I spent the evening papering over those (a vsync snapshot so I stop drawing and reading the same buffer, a gate so the USB stream stops stealing cycles mid frame), and it helped. But papering over is the genre. The problem is structural. On SPI, you are always going to be the courier.

Why HDMI is the easy mode I keep walking past

The Geekworm board hangs off the H7's LTDC, the on-chip LCD controller, and that changes the entire shape of the problem. LTDC is a hardware scanout engine. You point it at a framebuffer in RAM and it DMAs that buffer out the RGB pins at a fixed 60 Hz pixel clock, forever, with zero help from the CPU. It is double-buffered, and it swaps buffers cleanly on the vertical blank.

Walk back through my list of suffering with that in mind:

  • Flicker, tear, sweep: gone. Not reduced, gone. The refresh is hardware and rock solid at 60 Hz, and you only ever swap buffers between frames. The whole category of problem I burned a day on literally cannot occur.
  • The CPU is freed. No more hand-delivering 32 KB a frame, which means the game gets the whole core to itself and very likely runs faster than the 20-odd frames it manages today while elbowing the SPI bus for cycles.

So on HDMI the picture is a smooth, steady 60 Hz, and the game animates at whatever the VM can produce, shown cleanly. Exactly like a console title that runs at 30 and displays on a 60 Hz set. The screen is calm. The content moves at its own pace. Nobody is couriering anything.

The one thing HDMI does not fix

I have to be honest or this turns into an advert. HDMI does not magic the game up to 60 frames a second. Making 60 genuinely new frames a second is the VM and the cart doing real work, and that is a separate problem from getting a frame on the glass. A light cart will hit 60. Heavy Solais will not, on any display, because the bottleneck there is arithmetic, not pixels. The difference is that HDMI is not blocked by that. It just shows you whatever the VM made, beautifully, sixty times a second, however often that picture happens to change.

This is the entire reason the output layer is a trait with swappable backends. I designed it so the SPI courier and the HDMI scanout engine could both exist behind the same present() call and the compositor would never know the difference. I wrote that abstraction specifically so the clean path would be ready when I wanted it. Then I wanted it, and I wired up the matchbox instead.

The moral, for next time

The 25 MHz build is genuinely fine now. The flicker is mostly beaten, the audio stays crisp, and as a screen to stare at while the real board comes together, it does the job. I am not sorry I have it.

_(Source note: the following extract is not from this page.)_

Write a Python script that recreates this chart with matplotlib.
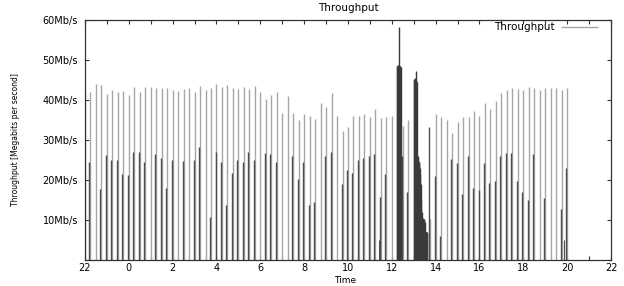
import matplotlib
matplotlib.use('Agg')
import matplotlib.pyplot as plt
import numpy as np

# samples every 15 minutes, from 22:00 the day before to 20:00
hours = np.arange(89) * 0.25 - 2

# tall (light) impulse of each sample, Mb/s
peak = [41.8, 42.1, 44.1, 43.7, 41.5, 42.6, 42.0, 42.2, 41.3, 43.2,
        42.0, 43.3, 43.2, 42.9, 43.1, 43.0, 42.4, 42.3, 42.8, 42.9,
        42.0, 43.5, 42.6, 42.9, 44.1, 43.3, 43.7, 42.9, 42.7, 43.3,
        42.7, 43.4, 42.0, 40.3, 41.2, 42.0, 36.8, 41.0, 36.8, 35.1,
        36.4, 36.0, 35.3, 39.3, 38.3, 41.7, 36.0, 32.2, 33.3, 36.1,
        36.1, 36.6, 35.7, 37.8, 35.5, 35.8, 36.1, 0.0, 33.4, 35.1,
        0.0, 0.0, 0.0, 10.2, 36.4, 35.7, 35.1, 31.8, 34.5, 35.8,
        35.8, 37.2, 36.0, 39.3, 37.8, 39.7, 41.8, 42.4, 42.9, 42.7,
        42.4, 43.3, 42.9, 42.5, 43.1, 43.1, 43.1, 42.4, 42.9]

# short (dark) impulse of each sample, Mb/s
low = [26.7, 24.4, 0.0, 17.7, 26.3, 24.9, 24.9, 21.5, 21.3, 26.9,
       26.9, 24.4, 0.0, 26.6, 25.6, 18.1, 24.9, 0.0, 24.8, 0.0,
       24.9, 28.2, 0.0, 10.8, 27.0, 24.6, 13.7, 21.8, 24.9, 24.6,
       26.9, 24.9, 0.0, 26.7, 26.5, 24.6, 0.0, 0.0, 26.1, 20.3,
       24.4, 13.7, 14.5, 0.0, 26.1, 26.9, 0.0, 19.0, 22.5, 21.8,
       24.9, 25.6, 26.1, 26.6, 15.8, 21.5, 0.0, 0.0, 26.0, 17.0,
       0.0, 0.0, 0.0, 33.3, 21.0, 6.1, 0.0, 25.3, 24.2, 16.6,
       25.9, 18.1, 17.5, 24.2, 19.2, 19.8, 26.1, 26.7, 26.7, 19.8,
       16.9, 15.0, 26.5, 0.0, 15.5, 0.0, 0.0, 12.7, 22.9]

# dense bursts around 12:15 and 13:00
burst1_t = np.arange(10) * 0.02 + 12.22
burst1_v = [48.4, 48.6, 48.8, 48.6, 48.7, 58.2, 48.6, 48.5, 48.4, 48.2]
burst2_t = np.arange(32) * 0.02 + 13.0
burst2_v = [45.0, 45.2, 45.3, 45.4, 47.3, 45.0, 44.8, 44.5,
            26.0, 25.9, 25.5, 24.6, 24.4,
            24.0, 23.0, 21.5, 19.0, 15.0, 12.0,
            10.5, 10.4, 10.3, 10.3, 10.2, 10.0, 9.5,
            7.2, 7.1, 7.0, 7.0, 6.9, 6.8]

# a few small stray impulses
stray_t = [11.4, 19.85]
stray_v = [5.1, 4.9]

xtick_pos = list(range(-2, 23, 2))
xtick_labels = ['22', '0', '2', '4', '6', '8', '10', '12', '14', '16', '18', '20', '22']
ytick_pos = [0, 10, 20, 30, 40, 50, 60]
ytick_labels = ['', '10Mb/s', '20Mb/s', '30Mb/s', '40Mb/s', '50Mb/s', '60Mb/s']

plt.rcParams['font.family'] = ['DejaVu Sans']

fig = plt.figure(figsize=(6.24, 2.86), dpi=100)
ax = fig.add_axes([85 / 624, 26 / 286, 526 / 624, 240 / 286])

gray = '#a6a6a6'
dark = '#4d4d4d'
ax.vlines(hours, 0, peak, color=gray, lw=1.0, label='Throughput')
ax.vlines(hours - 0.045, 0, low, color=dark, lw=1.0)
ax.vlines(burst1_t, 0, burst1_v, color='#3a3a3a', lw=1.0)
ax.vlines(burst2_t, 0, burst2_v, color='#3a3a3a', lw=1.0)
ax.vlines(stray_t, 0, stray_v, color=dark, lw=0.8)

ax.set_xlim(-2, 22)
ax.set_ylim(0, 60)
ax.set_xticks(xtick_pos)
ax.set_xticklabels(xtick_labels)
ax.set_xticks(range(-2, 23), minor=True)
ax.set_yticks(ytick_pos)
ax.set_yticklabels(ytick_labels)

ax.tick_params(which='both', direction='in', top=True, right=True,
               length=3, width=0.8, color='#333333')
ax.tick_params(axis='x', labelsize=7, pad=2)
ax.tick_params(axis='y', labelsize=7, pad=5)
for s in ax.spines.values():
    s.set_linewidth(0.9)
    s.set_color('#333333')

ax.set_xlabel('Time', fontsize=6.5)
ax.xaxis.set_label_coords(0.494, -0.068)
ax.set_ylabel('Throughput [Megabits per second]', fontsize=5.5)
ax.yaxis.set_label_coords(-65 / 526, 0.5)
fig.text(348 / 624, 1 - 8 / 286, 'Throughput', fontsize=7.5, ha='center', va='center')

ax.legend(loc='upper right', bbox_to_anchor=(0.975, 0.99), frameon=False,
          markerfirst=False, fontsize=7.5, handlelength=3.5, handletextpad=0.6,
          borderpad=0, borderaxespad=0)

fig.savefig('out.png', dpi=100)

But the lesson is the one my own commit log keeps trying to tell me, in timestamps. The fix was in the drawer at 12:48 in the morning. Everything after 10am was me choosing the hard road because it was the one in front of me. Some nights the right move is not another bug fix at 1 MHz. It is to put the soldering iron down, leave the tiny screen alone, and be patient enough to wait for the board that was built to do this properly.

I will remember that right up until the next small screen shows up on my desk.